New Delhi: Recent Ukrainian drone strikes targeting Russian oil refineries have significantly disrupted the country’s refining infrastructure, causing fuel shortages in Russia and reverberating through global energy markets. The attacks have affected major facilities in regions such as Krasnodar Krai and Bashkortostan, reducing Russia’s refining capacity by approximately 17%, or 1.1 million barrels per day. Gasoline production alone has fallen by nearly 10%, prompting the Russian government to impose export bans on gasoline and partial restrictions on diesel.
For India, which imports around 35–40% of its crude oil from Russia, the disruptions carry both risks and opportunities. While India primarily imports crude and refines it domestically, the reduction in Russian refined product exports could increase pressure on domestic fuel prices if alternative sources are not secured.

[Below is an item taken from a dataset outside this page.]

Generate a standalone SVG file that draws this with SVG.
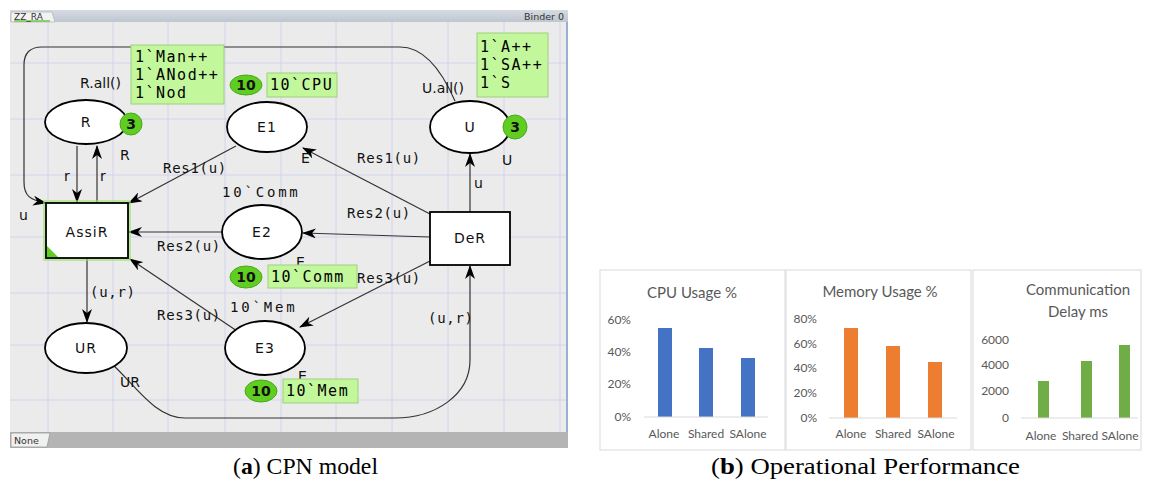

However, India’s robust refining infrastructure presents an opportunity to process imported crude into refined products for both domestic consumption and export to global markets facing supply deficits. This could enhance India’s strategic role in the global energy sector, particularly as refining margins rise internationally.
Globally, the refinery disruptions have tightened supplies of diesel and gasoline, benefiting refiners outside Russia. Companies in the U.S. and Europe have reported improved refining margins and stock gains due to higher product prices. Analysts warn that further attacks on Russian energy infrastructure could escalate into a broader fuel supply crisis, affecting both developed and developing economies.

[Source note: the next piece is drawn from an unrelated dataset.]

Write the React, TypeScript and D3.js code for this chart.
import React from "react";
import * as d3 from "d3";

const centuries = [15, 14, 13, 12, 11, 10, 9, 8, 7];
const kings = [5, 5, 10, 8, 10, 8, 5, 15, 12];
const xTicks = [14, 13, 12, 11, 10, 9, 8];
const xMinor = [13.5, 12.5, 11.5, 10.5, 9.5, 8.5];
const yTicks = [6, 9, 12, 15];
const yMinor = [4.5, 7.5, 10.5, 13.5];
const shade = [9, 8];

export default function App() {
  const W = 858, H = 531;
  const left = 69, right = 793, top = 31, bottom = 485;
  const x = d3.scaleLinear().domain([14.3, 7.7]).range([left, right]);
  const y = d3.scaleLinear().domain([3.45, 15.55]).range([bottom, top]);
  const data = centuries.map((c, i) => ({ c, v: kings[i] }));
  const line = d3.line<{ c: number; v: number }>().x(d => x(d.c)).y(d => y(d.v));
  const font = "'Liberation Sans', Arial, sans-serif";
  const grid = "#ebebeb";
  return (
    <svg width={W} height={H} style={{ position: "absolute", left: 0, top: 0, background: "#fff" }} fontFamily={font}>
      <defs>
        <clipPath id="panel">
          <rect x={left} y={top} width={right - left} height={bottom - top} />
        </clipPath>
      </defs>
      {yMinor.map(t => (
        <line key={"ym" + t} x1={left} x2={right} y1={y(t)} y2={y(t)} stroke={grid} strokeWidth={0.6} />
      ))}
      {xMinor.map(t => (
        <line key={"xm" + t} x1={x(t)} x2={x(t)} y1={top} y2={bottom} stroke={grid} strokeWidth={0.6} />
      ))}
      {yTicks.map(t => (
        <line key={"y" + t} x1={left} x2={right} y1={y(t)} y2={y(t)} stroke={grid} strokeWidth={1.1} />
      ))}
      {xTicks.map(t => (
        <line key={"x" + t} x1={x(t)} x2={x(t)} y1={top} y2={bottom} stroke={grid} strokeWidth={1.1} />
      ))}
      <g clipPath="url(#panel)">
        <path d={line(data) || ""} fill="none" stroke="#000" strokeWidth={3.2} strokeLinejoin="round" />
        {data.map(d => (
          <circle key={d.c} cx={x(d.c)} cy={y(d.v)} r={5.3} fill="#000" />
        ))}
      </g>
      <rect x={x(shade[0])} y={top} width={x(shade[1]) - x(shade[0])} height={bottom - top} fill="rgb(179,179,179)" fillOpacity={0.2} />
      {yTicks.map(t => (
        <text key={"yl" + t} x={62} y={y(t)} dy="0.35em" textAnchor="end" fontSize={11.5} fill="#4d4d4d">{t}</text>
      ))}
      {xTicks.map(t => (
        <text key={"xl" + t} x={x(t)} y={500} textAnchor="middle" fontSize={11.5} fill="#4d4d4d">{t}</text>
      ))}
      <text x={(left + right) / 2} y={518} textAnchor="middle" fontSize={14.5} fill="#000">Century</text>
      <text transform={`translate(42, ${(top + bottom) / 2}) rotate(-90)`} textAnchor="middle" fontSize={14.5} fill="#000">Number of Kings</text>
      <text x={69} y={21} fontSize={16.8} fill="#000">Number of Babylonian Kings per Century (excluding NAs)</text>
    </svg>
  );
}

Union Petroleum and Natural Gas Minister Hardeep Singh Puri highlighted that India remains committed to energy security and strategic sourcing, emphasizing the importance of diversifying crude oil supplies while maintaining stable domestic fuel prices.

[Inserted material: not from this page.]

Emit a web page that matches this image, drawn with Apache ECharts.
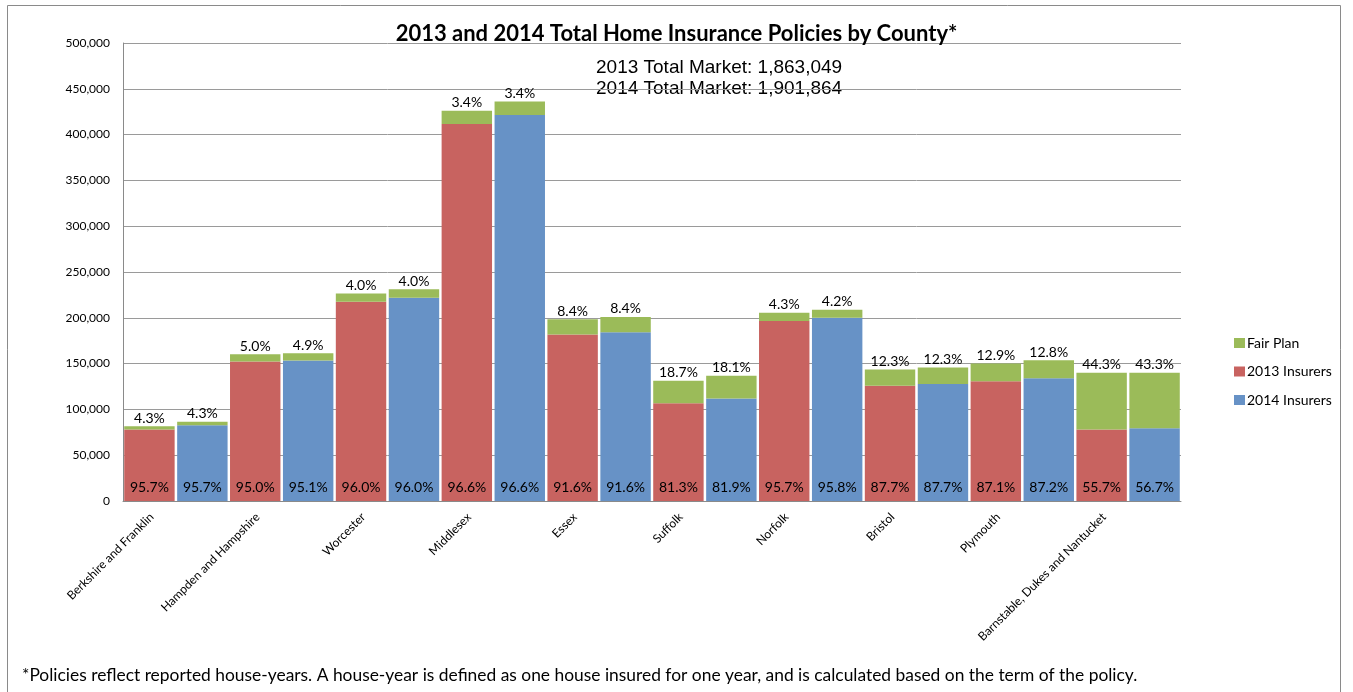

The situation underscores the fragility of global energy infrastructure and the interconnected nature of energy markets. For India, strategic diversification of crude sources and efficient utilization of domestic refining capacity will be crucial to navigate the evolving energy landscape, balancing economic, security, and diplomatic considerations.
Key Takeaways:
- Ukrainian drone strikes have reduced Russian refining capacity by ~17%.
- Fuel shortages in Russia include gasoline and diesel, prompting partial export restrictions.
- India’s import of Russian crude faces potential challenges but also opportunities for refining and export.
- Global refining margins have surged, benefiting non-Russian refiners.Strategic diversification and domestic refining will be key for India to mitigate risks.